- **Exercise prompt**: Omit every picture, and retype the lines that run from the beginning of the data below through the line containing "from bokeh.resources import INLINE", inclusive.

## START Entries

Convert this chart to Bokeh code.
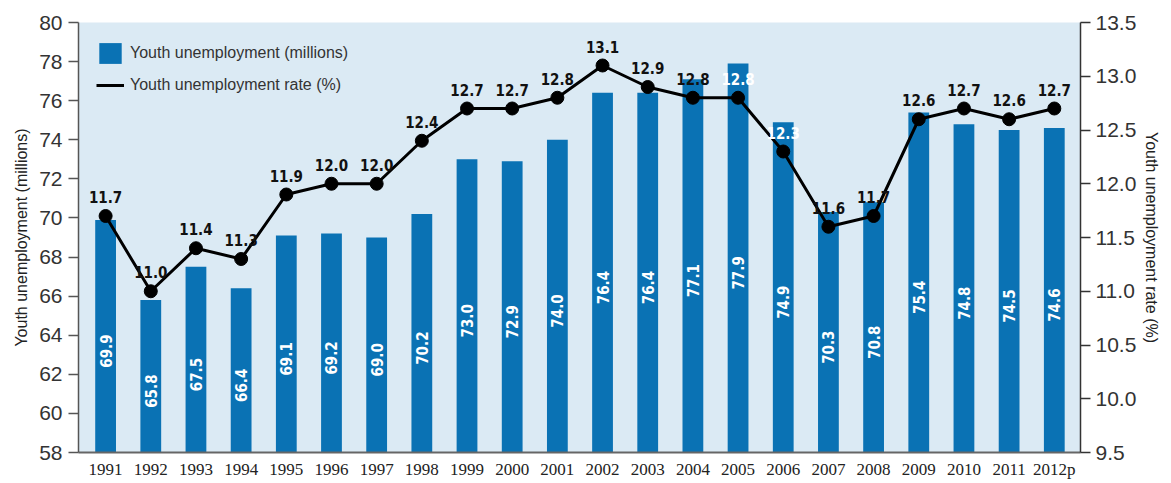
import numpy as np
from bokeh.plotting import figure
from bokeh.models import (Range1d, LinearAxis, FixedTicker, ColumnDataSource,
                          Legend, LegendItem, NumeralTickFormatter)
from bokeh.core.properties import value
from bokeh.embed import file_html
from bokeh.resources import INLINE

years = ["1991", "1992", "1993", "1994", "1995", "1996", "1997", "1998", "1999",
         "2000", "2001", "2002", "2003", "2004", "2005", "2006", "2007", "2008",
         "2009", "2010", "2011", "2012p"]
youth_unemp = [69.9, 65.8, 67.5, 66.4, 69.1, 69.2, 69.0, 70.2, 73.0, 72.9, 74.0,
               76.4, 76.4, 77.1, 77.9, 74.9, 70.3, 70.8, 75.4, 74.8, 74.5, 74.6]
youth_rate = [11.7, 11.0, 11.4, 11.3, 11.9, 12.0, 12.0, 12.4, 12.7, 12.7, 12.8,
              13.1, 12.9, 12.8, 12.8, 12.3, 11.6, 11.7, 12.6, 12.7, 12.6, 12.7]
left_ticks = [58, 60, 62, 64, 66, 68, 70, 72, 74, 76, 78, 80]
right_ticks = [9.5, 10.0, 10.5, 11.0, 11.5, 12.0, 12.5, 13.0, 13.5]

x = list(range(len(years)))
Y0, Y1 = 58, 80
R0, R1 = 9.5, 13.5

COND = "DejaVu Sans Condensed, Roboto, sans-serif"
SANS = "Liberation Sans"

p = figure(width=1163, height=481, output_backend="svg", toolbar_location=None,
           x_range=Range1d(-0.6, 21.58), y_range=Range1d(Y0, Y1),
           min_border_left=78, min_border_right=79, min_border_top=22,
           min_border_bottom=27)
p.background_fill_color = "#dbeaf4"
p.border_fill_color = "white"
p.outline_line_color = None
p.xgrid.visible = False
p.ygrid.visible = False
p.extra_y_ranges = {"rate": Range1d(R0, R1)}

bar_src = ColumnDataSource(dict(
    x=x, v=youth_unemp,
    ly=[(Y0 + v) / 2 - 0.76 for v in youth_unemp],
    lt=[f"{v:.1f}" for v in youth_unemp]))
bars = p.vbar(x="x", top="v", bottom=Y0, width=0.46, source=bar_src,
              fill_color="#0a72b4", line_color=None)
p.text(x="x", y="ly", text="lt", source=bar_src, angle=np.pi / 2,
       text_align="center", text_baseline="middle", text_color="white",
       text_font=value(COND), text_font_style="bold", text_font_size="15px")

rate_src = ColumnDataSource(dict(
    x=x, r=youth_rate, lt=[f"{r:.1f}" for r in youth_rate],
    c=["white" if y in ("2005", "2006") else "#111111" for y in years]))
line = p.line(x="x", y="r", source=rate_src, y_range_name="rate",
              line_color="black", line_width=3)
p.scatter(x="x", y="r", source=rate_src, y_range_name="rate", size=13,
          fill_color="black", line_color="black")
p.text(x="x", y="r", text="lt", source=rate_src, y_range_name="rate",
       y_offset=-19, text_align="center", text_baseline="middle",
       text_color="c", text_font=value(COND), text_font_style="bold",
       text_font_size="15px")

# bottom axis
xa = p.xaxis[0]
xa.ticker = FixedTicker(ticks=x)
xa.major_label_overrides = {i: y for i, y in enumerate(years)}
xa.major_tick_out = 0
xa.major_tick_in = 0
xa.minor_tick_line_color = None
xa.axis_line_color = "#666666"
xa.axis_line_width = 2
xa.major_label_standoff = 7
xa.major_label_text_font = "Liberation Serif"
xa.major_label_text_font_size = "17px"
xa.major_label_text_color = "#222222"

# left axis
ya = p.yaxis[0]
ya.ticker = FixedTicker(ticks=left_ticks)
ya.major_tick_out = 10
ya.major_tick_in = 0
ya.minor_tick_line_color = None
ya.axis_line_color = "#555555"
ya.major_tick_line_color = "#555555"
ya.axis_line_width = 1.5
ya.major_tick_line_width = 1.5
ya.major_label_standoff = 6
ya.major_label_text_font = SANS
ya.major_label_text_font_size = "21px"
ya.major_label_text_color = "#333333"
ya.axis_label = "Youth unemployment (millions)"
ya.axis_label_text_font = SANS
ya.axis_label_text_font_size = "16px"
ya.axis_label_text_font_style = "normal"
ya.axis_label_text_color = "#222222"
ya.axis_label_standoff = 6

# right axis
ra = LinearAxis(y_range_name="rate", ticker=FixedTicker(ticks=right_ticks),
                formatter=NumeralTickFormatter(format="0.0"))
ra.major_tick_out = 10
ra.major_tick_in = 0
ra.minor_tick_line_color = None
ra.axis_line_color = "#333333"
ra.major_tick_line_color = "#333333"
ra.axis_line_width = 1.5
ra.major_tick_line_width = 1.5
ra.major_label_standoff = 5
ra.major_label_text_font = SANS
ra.major_label_text_font_size = "21px"
ra.major_label_text_color = "#333333"
ra.axis_label = "Youth unemployment rate (%)"
ra.axis_label_text_font = SANS
ra.axis_label_text_font_size = "16px"
ra.axis_label_text_font_style = "normal"
ra.axis_label_text_color = "#222222"
ra.axis_label_standoff = 4
p.add_layout(ra, "right")

legend = Legend(items=[
    LegendItem(label="Youth unemployment (millions)", renderers=[bars]),
    LegendItem(label="Youth unemployment rate (%)", renderers=[line]),
], location="top_left")
legend.background_fill_alpha = 0
legend.border_line_alpha = 0
legend.margin = 8
legend.padding = 10
legend.glyph_width = 28
legend.glyph_height = 26
legend.spacing = 6
legend.label_standoff = 6
legend.label_text_font = SANS
legend.label_text_font_size = "16px"
legend.label_text_color = "#333333"
p.add_layout(legend)

open("out.html", "w").write(file_html(p, INLINE))
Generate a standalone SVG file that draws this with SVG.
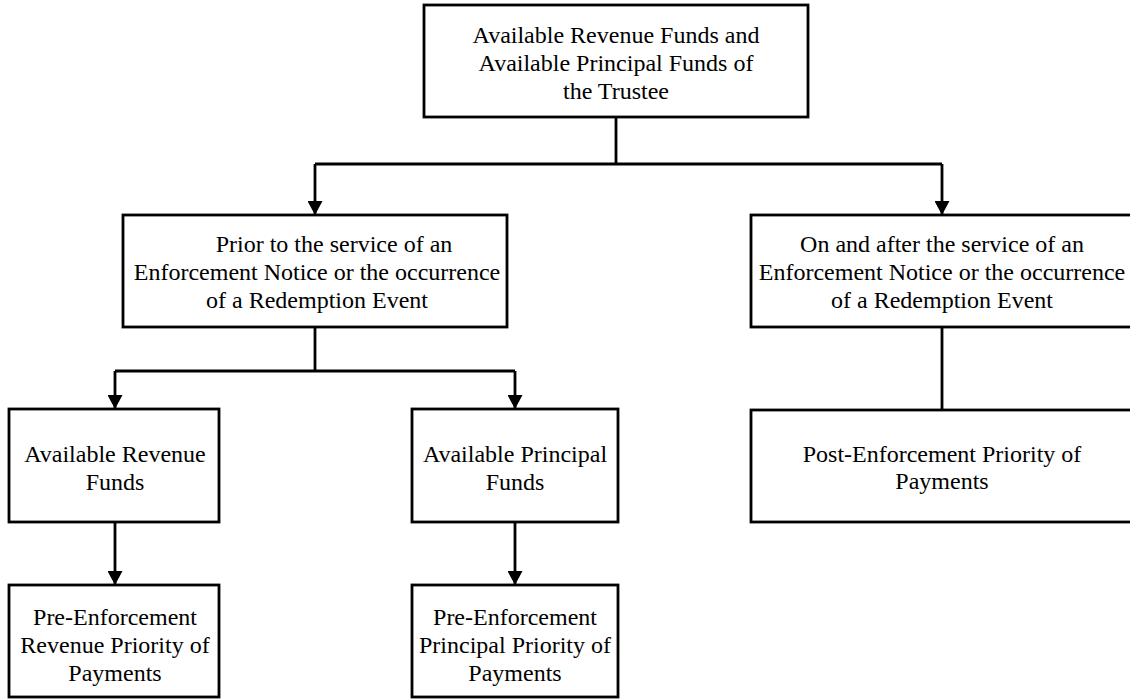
<svg xmlns="http://www.w3.org/2000/svg" width="1130" height="699" viewBox="0 0 1130 699">
<style>
.box{fill:#fff;stroke:#000;stroke-width:2.8}
.t{font-family:"Liberation Serif","Times New Roman",serif;font-size:24px;fill:#000;text-anchor:middle}
.c{fill:none;stroke:#000;stroke-width:2.8}
</style>
<defs>
<marker id="arr" viewBox="0 0 14 15" refX="13" refY="7.5" markerWidth="14" markerHeight="15" markerUnits="userSpaceOnUse" orient="auto">
<path d="M0,0 L14,7.5 L0,15 z" fill="#000"/>
</marker>
</defs>
<rect width="1130" height="699" fill="#fff"/>
<g id="connectors">
<path class="c" d="M616,117 V164"/>
<path class="c" d="M315,164 H942"/>
<path class="c" d="M315,164 V214" marker-end="url(#arr)"/>
<path class="c" d="M942,164 V214" marker-end="url(#arr)"/>
<path class="c" d="M315,327 V371"/>
<path class="c" d="M115,371 H515"/>
<path class="c" d="M115,371 V408" marker-end="url(#arr)"/>
<path class="c" d="M515,371 V408" marker-end="url(#arr)"/>
<path class="c" d="M115,522 V584" marker-end="url(#arr)"/>
<path class="c" d="M515,522 V584" marker-end="url(#arr)"/>
<path class="c" d="M942,327 V410"/>
</g>
<g id="top">
<rect class="box" x="424" y="5" width="384" height="112"/>
<text class="t" x="616" y="43">Available Revenue Funds and</text>
<text class="t" x="616" y="71">Available Principal Funds of</text>
<text class="t" x="616" y="99">the Trustee</text>
</g>
<g id="prior">
<rect class="box" x="123" y="215" width="384" height="112"/>
<text class="t" x="334" y="252">Prior to the service of an</text>
<text class="t" x="317" y="280">Enforcement Notice or the occurrence</text>
<text class="t" x="317" y="308">of a Redemption Event</text>
</g>
<g id="after">
<rect class="box" x="751" y="215" width="384" height="112"/>
<text class="t" x="942" y="252">On and after the service of an</text>
<text class="t" x="942" y="280">Enforcement Notice or the occurrence</text>
<text class="t" x="942" y="308">of a Redemption Event</text>
</g>
<g id="revenue">
<rect class="box" x="9" y="409" width="210" height="113"/>
<text class="t" x="115" y="462">Available Revenue</text>
<text class="t" x="115" y="490">Funds</text>
</g>
<g id="principal">
<rect class="box" x="412" y="409" width="206" height="113"/>
<text class="t" x="515" y="462">Available Principal</text>
<text class="t" x="515" y="490">Funds</text>
</g>
<g id="post">
<rect class="box" x="751" y="410" width="384" height="112"/>
<text class="t" x="942" y="462">Post-Enforcement Priority of</text>
<text class="t" x="942" y="489">Payments</text>
</g>
<g id="pre-revenue">
<rect class="box" x="9" y="585" width="210" height="112"/>
<text class="t" x="115" y="625">Pre-Enforcement</text>
<text class="t" x="115" y="653">Revenue Priority of</text>
<text class="t" x="115" y="681">Payments</text>
</g>
<g id="pre-principal">
<rect class="box" x="412" y="585" width="206" height="112"/>
<text class="t" x="515" y="625">Pre-Enforcement</text>
<text class="t" x="515" y="653">Principal Priority of</text>
<text class="t" x="515" y="681">Payments</text>
</g>
</svg>
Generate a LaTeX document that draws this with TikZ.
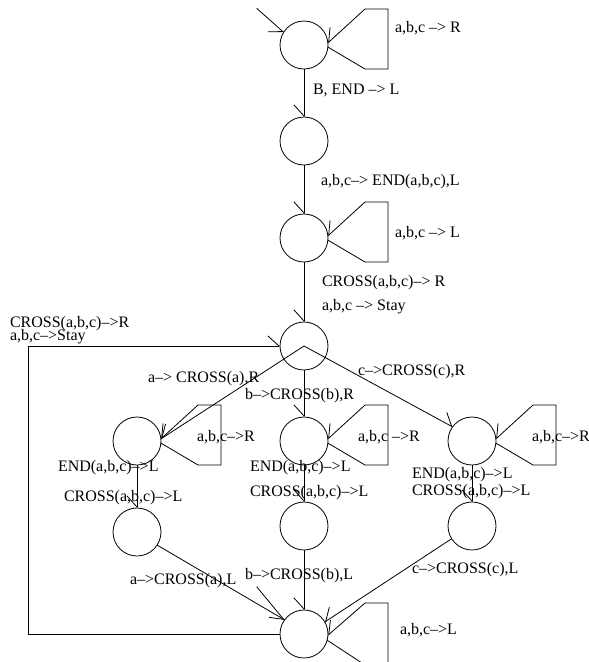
\documentclass[tikz,border=0pt]{standalone}
\usepackage{fontspec}
\setmainfont{Liberation Serif}
\usetikzlibrary{arrows.meta}
\tikzset{
  st/.style={circle, draw, minimum size=48pt, inner sep=0pt, outer sep=0pt},
  lbl/.style={anchor=west, inner sep=0pt, outer sep=0pt, font=\fontsize{16}{16}\selectfont, text height=11pt, text depth=3pt},
  bR/.style={-{Straight Barb[right,length=11pt,width=20pt]}},
  bL/.style={-{Straight Barb[left,length=11pt,width=20pt]}},
  plain/.style={-},
}
\newcommand\mkloop[1]{%
  \draw[bR] (#1.-5) -- ([shift={(61,24)}]#1.center) -- ([shift={(84,24)}]#1.center)
    -- ([shift={(84,-36)}]#1.center) -- ([shift={(61,-36)}]#1.center) -- (#1.5);}
\begin{document}
\begin{tikzpicture}[x=1pt,y=-1pt,line width=0.8pt]
\useasboundingbox (0,0) rectangle (589,662);
\clip (0,0) rectangle (589,662);
% states
\node[st] (s1) at (304,45) {};
\node[st] (s2) at (304,141) {};
\node[st] (s3) at (304,238) {};
\node[st] (s4) at (304,346) {};
\node[st] (l1) at (137,441) {};
\node[st] (m1) at (304,441) {};
\node[st] (r1) at (472,441) {};
\node[st] (l2) at (137,532) {};
\node[st] (m2) at (304,526) {};
\node[st] (r2) at (472,526) {};
\node[st] (bt) at (304,634) {};
% initial arrow
\coordinate (init) at (256.7,8.3);
\draw[bR] (init) -- (s1.148);
% main chain
\draw[bR] (s1) -- (s2);
\draw[bR] (s2) -- (s3);
\draw[bR] (s3) -- (s4);
% self loops
\mkloop{s1}
\mkloop{s3}
\mkloop{l1}
\mkloop{m1}
\mkloop{r1}
\draw[bR] (bt.-15) -- (365,665) -- (388,665) -- (388,603) -- (365,603) -- (bt.-3);
% branches
\draw[bR] (s4.center) -- (l1.5);
\draw[bR] (s4) -- (m1);
\draw[bL] (s4.center) -- (r1.144);
\draw[bR] (l1) -- (l2);
\draw[bR] (m1) -- (m2);
\draw[bR] (r1) -- (r2);
% into bottom state
\draw[plain] (l2.-33) -- (bt.144);
\coordinate (stray) at (256.7,586.7);
\draw[bR] (stray) -- (bt.145);
\draw[bR] (m2) -- (bt);
\draw[bR] (r2.212) -- (bt.30);
% return rectangle
\draw[bL] (bt.west) -- ++(-252,0) |- (s4.west);
% labels
\node[lbl] at (395,28) {a,b,c –> R};
\node[lbl] at (313,90) {B, END –> L};
\node[lbl] at (321,181) {a,b,c–> END(a,b,c),L};
\node[lbl] at (395,233) {a,b,c –> L};
\node[lbl] at (322,282) {CROSS(a,b,c)–> R};
\node[lbl] at (322,306) {a,b,c –> Stay};
\node[lbl] at (10,323) {CROSS(a,b,c)–>R};
\node[lbl] at (10,336) {a,b,c–>Stay};
\node[lbl] at (148,378) {a–> CROSS(a),R};
\node[lbl] at (358,371) {c–>CROSS(c),R};
\node[lbl] at (245,395) {b–>CROSS(b),R};
\node[lbl] at (197,437) {a,b,c–>R};
\node[lbl] at (358,437) {a,b,c –>R};
\node[lbl] at (532,437) {a,b,c–>R};
\node[lbl] at (58,467) {END(a,b,c)–>L};
\node[lbl] at (64,497) {CROSS(a,b,c)–>L};
\node[lbl] at (250,467) {END(a,b,c)–>L};
\node[lbl] at (250,492) {CROSS(a,b,c)–>L};
\node[lbl] at (412,474) {END(a,b,c)–>L};
\node[lbl] at (412,491) {CROSS(a,b,c)–>L};
\node[lbl] at (130,580) {a–>CROSS(a),L};
\node[lbl] at (245,575) {b–>CROSS(b),L};
\node[lbl] at (412,569) {c–>CROSS(c),L};
\node[lbl] at (400,630) {a,b,c–>L};
\end{tikzpicture}
\end{document}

## END Entries

- **Written solution**:
Convert this chart to Bokeh code.
import numpy as np
from bokeh.plotting import figure
from bokeh.models import (Range1d, LinearAxis, FixedTicker, ColumnDataSource,
                          Legend, LegendItem, NumeralTickFormatter)
from bokeh.core.properties import value
from bokeh.embed import file_html
from bokeh.resources import INLINE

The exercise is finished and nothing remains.